After months of fortnightly sessions my therapist got me back on track, subdued anxiety in check and slowly dissipating. Every year though, around this time, my anxiety does rear its little head. I know the signs now though and I know how to somewhat control it and keep it at a level I can still function and think rationally. Most times.
So when you read my blog and you (hopefully) see positivity and a genuine love of life, you know why. I have spent the better part of seven years trying to remind myself that the tragedy is over, we are all okay. The anxiety is something I live with and I feel if that is the worst I have to deal with I am doing fine. I have to work on it, it doesn’t go away on its own and never will. In fact it only gets worse if I leave it. I know that now. I am however grateful I took the initiative to sought help, the many, many hours I have spent in therapy have worked wonders for me. I work hard towards living a fulfilled life, appreciating the very simplest but most valuable thing – my family. I don’t ever take them for granted and I surround them with my love and happiness at every moment. I may be the eternal optimist, I may see the good in people before the bad, I may see the good in situations rather than the bad, but I work damn hard at it. I work hard at not feeling negative about things I can change, knowing when situations that you cannot control strike that feeling of helplessness is debilitating. I find hearing people complain about small things very painful, I can’t relay my experience onto them but I only wish they never have to deal with something traumatic to make them realise how wonderful life truly is, and to not let the insignificant details ruin their day. Often I have to feign compassion over small concerns expressed by others, as I know to them it is a big deal. However I barely batter an eyelid over their ‘dilemma’ knowing if they had something worse to compare it to they would not be wasting their energy worrying about it. But to some people the small insignificant issues they are dealing with are a big deal to them. It is not my place to put others’ lives into perspective.

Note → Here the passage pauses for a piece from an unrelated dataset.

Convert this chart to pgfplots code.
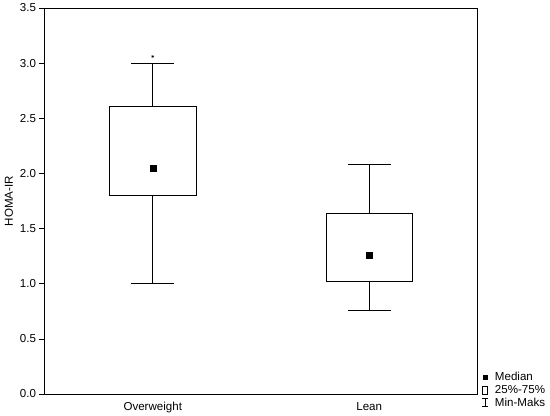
\documentclass[border=0pt]{standalone}
\usepackage{fontspec}
\setmainfont{Liberation Sans}
\usepackage{pgfplots}
\pgfplotsset{compat=1.18}
\usepgfplotslibrary{statistics}
\usetikzlibrary{calc}
\newcommand\lf{\fontsize{11.6}{13}\selectfont}
\begin{document}
\begin{tikzpicture}
\begin{axis}[
  name=ax,
  scale only axis,
  width=433bp, height=386bp,
  xmin=-0.5, xmax=1.5,
  ymin=0, ymax=3.5,
  xtick={0,1}, xticklabels={Overweight,Lean},
  ytick={0,0.5,...,3.5},
  tick pos=left,
  tick align=outside,
  major tick length=5bp,
  x tick style={draw=none},
  tick style={black, line width=0.6bp},
  axis line style={black, line width=0.8bp},
  /pgf/number format/assume math mode=true,
  yticklabel style={/pgf/number format/fixed, /pgf/number format/fixed zerofill, /pgf/number format/precision=1, font=\lf},
  xticklabel style={font=\lf},
  ylabel={HOMA-IR},
  ylabel style={font=\lf},
  boxplot/draw direction=y,
  legend style={at={(1,0)}, anchor=west, xshift=4bp, yshift=4bp, draw=none, fill=none, font=\lf, row sep=-1bp, inner sep=0pt},
  legend cell align=left,
]
\addplot[black, line width=0.8bp, forget plot,
  boxplot/draw/median/.code={},
  boxplot prepared={draw position=0, lower whisker=1.0, lower quartile=1.80, median=2.05, upper quartile=2.61, upper whisker=3.0, box extend=0.4, whisker extend=0.2}]
  coordinates {};
\addplot[black, line width=0.8bp, forget plot,
  boxplot/draw/median/.code={},
  boxplot prepared={draw position=1, lower whisker=0.76, lower quartile=1.025, median=1.26, upper quartile=1.637, upper whisker=2.085, box extend=0.4, whisker extend=0.2}]
  coordinates {};
\addplot[only marks, mark=square*, mark size=3bp, black, forget plot] coordinates {(0,2.05) (1,1.26)};
\addplot[only marks, mark=asterisk, mark size=1.5bp, black, line width=0.5bp, forget plot] coordinates {(0,3.06)};
\addlegendimage{legend image code/.code={\path[draw=none,fill=none] (0bp,0bp) -- (11bp,0bp); \fill[black] (0.8bp,-2.3bp) rectangle (5.4bp,2.3bp);}}
\addlegendentry{Median}
\addlegendimage{legend image code/.code={\path[draw=none,fill=none] (0bp,0bp) -- (11bp,0bp); \draw[black,fill=none,line width=0.6bp] (0bp,-4bp) rectangle (5.5bp,4bp);}}
\addlegendentry{25\%-75\%}
\addlegendimage{legend image code/.code={\path[draw=none,fill=none] (0bp,0bp) -- (11bp,0bp); \draw[black,line width=0.6bp] (0bp,-4bp) -- (6bp,-4bp) (3bp,-4bp) -- (3bp,4bp) (0bp,4bp)--(6bp,4bp);}}
\addlegendentry{Min-Maks}
\end{axis}
\pgfresetboundingbox
\path[use as bounding box] ($(ax.south west)+(-44.5bp,-22bp)$) rectangle ($(ax.north east)+(72.5bp,8bp)$);
\end{tikzpicture}
\end{document}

My brother says he hates when people complain over minor ailments. I have heard him say he hates it when people complain over an ingrown toenail, and it always makes me laugh. He is always one for putting things into perspective and doesn’t sweat the small stuff. Moments when I feel sad over something insignificant I quickly snap myself out of it. I have nothing to be sad about. I choose my own path, I choose how to wake up and live my day. And I choose to do it with love and positivity. If I don’t like something, I change it. If I can’t change it I change how I deal with it.
Life’s good, I’m sure not going to spend any time bitching about it.